Today we have renamed the Columnar Index to the URL Index.
The URL Index (formerly the Columnar Index) is one of the indexes we provide for querying the Common Crawl corpus, alongside the CDXJ Index. As its new name makes clear, it is an index to the URLs and WARC files in the corpus, stored in a columnar format (Apache Parquet™). That format is well suited to efficient analytical and bulk queries, saving both time and computing resources, and it works with a wide range of tools including AWS Athena, Apache Spark™, Pandas, Polars, Apache Arrow™, and DuckDB.

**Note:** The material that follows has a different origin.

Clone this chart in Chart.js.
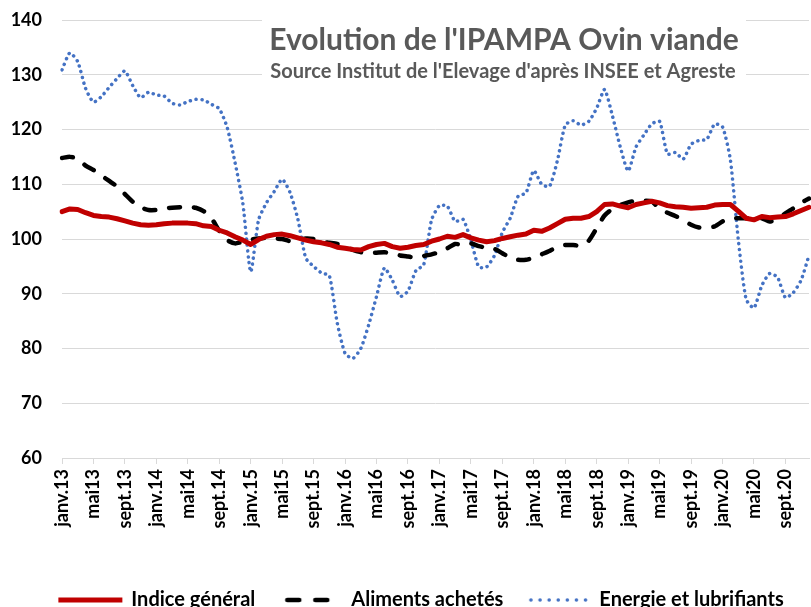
<!DOCTYPE html>
<html lang="fr">
<head>
<meta charset="utf-8">
<title>Evolution de l'IPAMPA Ovin viande</title>
<script src="https://cdn.jsdelivr.net/npm/chart.js@4.4.1/dist/chart.umd.min.js"></script>
<style>
  html, body { margin: 0; padding: 0; background: #fff; overflow: hidden; }
  #wrap { width: 811px; height: 607px; overflow: hidden; }
  canvas { display: block; }
</style>
</head>
<body>
<div id="wrap">
  <canvas id="ipampaChart" width="843" height="607"></canvas>
</div>
<script>
// mois affichés sur l'axe (un libellé tous les 4 mois)
const moisFr = ['janv.', 'févr.', 'mars', 'avr.', 'mai', 'juin', 'juil.', 'août', 'sept.', 'oct.', 'nov.', 'déc.'];
const annees = ['13', '14', '15', '16', '17', '18', '19', '20'];

const titre = "Evolution de l'IPAMPA Ovin viande";
const sousTitre = "Source Institut de l'Elevage d'après INSEE et Agreste";

const yTicks = [60, 70, 80, 90, 100, 110, 120, 130, 140];

// janv.13 -> déc.20
const indiceGeneral = [
  105.0, 105.5, 105.4, 104.8, 104.3, 104.1, 104.0, 103.7, 103.3, 102.9, 102.6, 102.5,
  102.6, 102.8, 102.9, 102.9, 102.9, 102.8, 102.4, 102.3, 101.6, 101.1, 100.4, 99.8,
  99.0, 99.9, 100.5, 100.8, 100.9, 100.6, 100.2, 99.8, 99.5, 99.3, 99.0, 98.5,
  98.3, 98.1, 98.0, 98.6, 99.0, 99.2, 98.6, 98.3, 98.5, 98.8, 99.0, 99.6,
  100.0, 100.5, 100.3, 100.8, 100.2, 99.8, 99.5, 99.7, 100.1, 100.4, 100.7, 100.9,
  101.6, 101.4, 102.0, 102.8, 103.6, 103.8, 103.8, 104.1, 105.0, 106.3, 106.4, 106.0,
  105.7, 106.3, 106.6, 106.9, 106.6, 106.1, 105.9, 105.8, 105.6, 105.7, 105.8, 106.2,
  106.3, 106.3, 105.1, 103.8, 103.5, 104.1, 103.9, 104.0, 104.1, 104.6, 105.2, 105.8
];

const alimentsAchetes = [
  114.8, 115.0, 114.7, 113.4, 112.6, 111.6, 110.6, 109.6, 108.2, 106.8, 105.8, 105.3,
  105.3, 105.6, 105.7, 105.8, 105.9, 105.7, 105.1, 103.8, 101.5, 99.8, 99.2, 99.5,
  99.9, 100.1, 100.2, 100.1, 100.0, 99.6, 99.8, 100.1, 100.0, 99.5, 99.3, 99.1,
  98.7, 98.0, 97.6, 97.4, 97.5, 97.6, 97.3, 97.0, 96.8, 96.6, 96.9, 97.2,
  97.6, 98.3, 99.1, 98.9, 99.2, 98.7, 98.4, 98.2, 97.4, 96.6, 96.2, 96.2,
  96.6, 97.2, 97.8, 98.6, 98.9, 98.9, 98.8, 99.7, 102.0, 104.3, 105.5, 106.2,
  106.7, 107.0, 107.0, 106.9, 105.5, 104.8, 104.2, 103.5, 102.6, 102.1, 102.1, 102.3,
  103.2, 103.8, 103.8, 103.8, 103.7, 103.8, 103.2, 103.6, 104.7, 105.6, 106.6, 107.4
];

const energieLubrifiants = [
  130.9, 134.0, 132.4, 127.5, 125.0, 126.0, 127.7, 129.3, 130.7, 128.0, 125.8, 126.8,
  126.3, 126.1, 124.8, 124.5, 125.1, 125.5, 125.4, 124.6, 123.8, 120.4, 114.0, 106.5,
  94.0, 103.5, 106.6, 108.7, 110.9, 108.5, 103.6, 96.5, 95.0, 93.8, 93.3, 84.7,
  79.1, 78.2, 80.0, 84.3, 89.5, 94.7, 92.5, 89.5, 90.5, 94.2, 95.3, 103.5,
  106.1, 106.0, 103.2, 103.6, 99.8, 94.9, 94.9, 97.0, 101.2, 103.8, 107.8, 108.4,
  112.5, 110.0, 109.6, 114.3, 120.8, 121.6, 120.8, 121.5, 123.9, 127.3, 122.5, 116.8,
  112.4, 116.8, 119.0, 121.0, 121.5, 115.5, 115.8, 114.6, 117.3, 118.0, 118.2, 121.0,
  120.5, 114.5, 100.0, 89.0, 87.4, 91.5, 93.7, 93.0, 89.3, 90.2, 92.5, 97.0
];

const labels = [];
annees.forEach(an => moisFr.forEach(m => labels.push(m + an)));

const policeTexte = 'Lato, "Open Sans", sans-serif';

// petit trait de légende dessiné à part (le style de trait de Chart.js ne suit pas les pointillés)
function echantillon(couleur, epaisseur, tirets, bout, longueur) {
  const c = document.createElement('canvas');
  c.width = longueur + 6;
  c.height = 10;
  const g = c.getContext('2d');
  g.strokeStyle = couleur;
  g.lineWidth = epaisseur;
  g.lineCap = bout;
  g.setLineDash(tirets);
  g.beginPath();
  g.moveTo(3, 5);
  g.lineTo(3 + longueur, 5);
  g.stroke();
  return c;
}

// titre posé dans la zone du graphique, sur un cadre blanc
const titrePlugin = {
  id: 'titreIpampa',
  afterLayout(chart) {
    // la légende d'origine est un peu décalée vers la droite
    chart.legend.left += 17;
    chart.legend.right += 17;
  },
  beforeDatasetsDraw(chart) {
    const ctx = chart.ctx;
    ctx.save();
    ctx.fillStyle = '#ffffff';
    ctx.fillRect(262, 4, 484, 80);
    ctx.fillStyle = '#595959';
    ctx.textAlign = 'center';
    ctx.textBaseline = 'alphabetic';
    ctx.font = 'bold 30px ' + policeTexte;
    ctx.fillText(titre, 504, 50);
    ctx.font = 'bold 20px ' + policeTexte;
    ctx.fillText(sousTitre, 503, 78);
    ctx.restore();
  }
};

const ctx = document.getElementById('ipampaChart');

new Chart(ctx, {
  type: 'line',
  data: {
    labels: labels,
    datasets: [{
      label: 'Indice général',
      data: indiceGeneral,
      borderColor: '#C00000',
      backgroundColor: '#C00000',
      borderWidth: 5,
      pointRadius: 0,
      pointStyle: echantillon('#C00000', 5, [], 'butt', 64),
      tension: 0,
      borderCapStyle: 'round',
      borderJoinStyle: 'round'
    }, {
      label: 'Aliments achetés',
      data: alimentsAchetes,
      borderColor: '#000000',
      backgroundColor: '#000000',
      borderWidth: 4.5,
      borderDash: [11, 14],
      borderCapStyle: 'round',
      pointRadius: 0,
      pointStyle: echantillon('#000000', 4.5, [12, 16], 'round', 46),
      tension: 0.2
    }, {
      label: 'Energie et lubrifiants',
      data: energieLubrifiants,
      borderColor: '#4472C4',
      backgroundColor: '#4472C4',
      borderWidth: 3.5,
      borderDash: [0.1, 5.8],
      borderCapStyle: 'round',
      pointRadius: 0,
      pointStyle: echantillon('#4472C4', 3.5, [0.1, 9], 'round', 55),
      tension: 0.2
    }]
  },
  options: {
    responsive: false,
    animation: false,
    layout: {
      padding: { top: 20, right: 34, bottom: -13, left: 0 }
    },
    plugins: {
      title: { display: false },
      tooltip: { enabled: false },
      legend: {
        position: 'bottom',
        labels: {
          usePointStyle: true,
          pointStyleWidth: 62,
          padding: 24,
          color: '#000000',
          font: { family: policeTexte, size: 20, weight: 'bold' }
        }
      }
    },
    scales: {
      x: {
        grid: {
          drawOnChartArea: false,
          drawTicks: true,
          tickLength: 6,
          color: c => (c.index % 4 === 0 ? '#d9d9d9' : 'rgba(0,0,0,0)')
        },
        border: { display: true, color: '#d9d9d9', width: 1 },
        ticks: {
          autoSkip: false,
          minRotation: 90,
          maxRotation: 90,
          padding: 5,
          color: '#000000',
          font: { family: policeTexte, size: 18, weight: 'bold' },
          callback: function (value, index) {
            return index % 4 === 0 ? this.getLabelForValue(value) : '';
          }
        },
        afterFit: scale => {
          scale.height = 108;
          scale.paddingLeft = 0;
          scale.paddingRight = 0;
        }
      },
      y: {
        min: 60,
        max: 140,
        afterBuildTicks: scale => { scale.ticks = yTicks.map(v => ({ value: v })); },
        grid: { color: '#d9d9d9', lineWidth: 1, drawTicks: false },
        border: { display: false },
        ticks: {
          padding: 20,
          color: '#000000',
          font: { family: policeTexte, size: 18, weight: 'bold' }
        },
        afterFit: scale => {
          scale.width = 62;
          scale.paddingTop = 0;
          scale.paddingBottom = 0;
        }
      }
    }
  },
  plugins: [titrePlugin]
});
</script>
</body>
</html>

Why the change? The old name described how the index was stored rather than what it contained. "Columnar" refers to the file format, but it told you nothing about the actual purpose of the dataset, which is indexing URLs. As we aim to publish more of our datasets in columnar formats, naming a single dataset after the format it happens to use would only become more confusing. A future where several different datasets are all "columnar" needs names that distinguish them by what they are for. Calling this one the URL Index does exactly that.
Nothing else has changed. The data, the schema, the S3 location, and the way you query it all remain the same. You will still find the files at s3://commoncrawl/cc-index/table/cc-main/warc/, and your existing queries will continue to work without modification. This is purely a renaming to make the index clearer in purpose and to leave room for the datasets to come.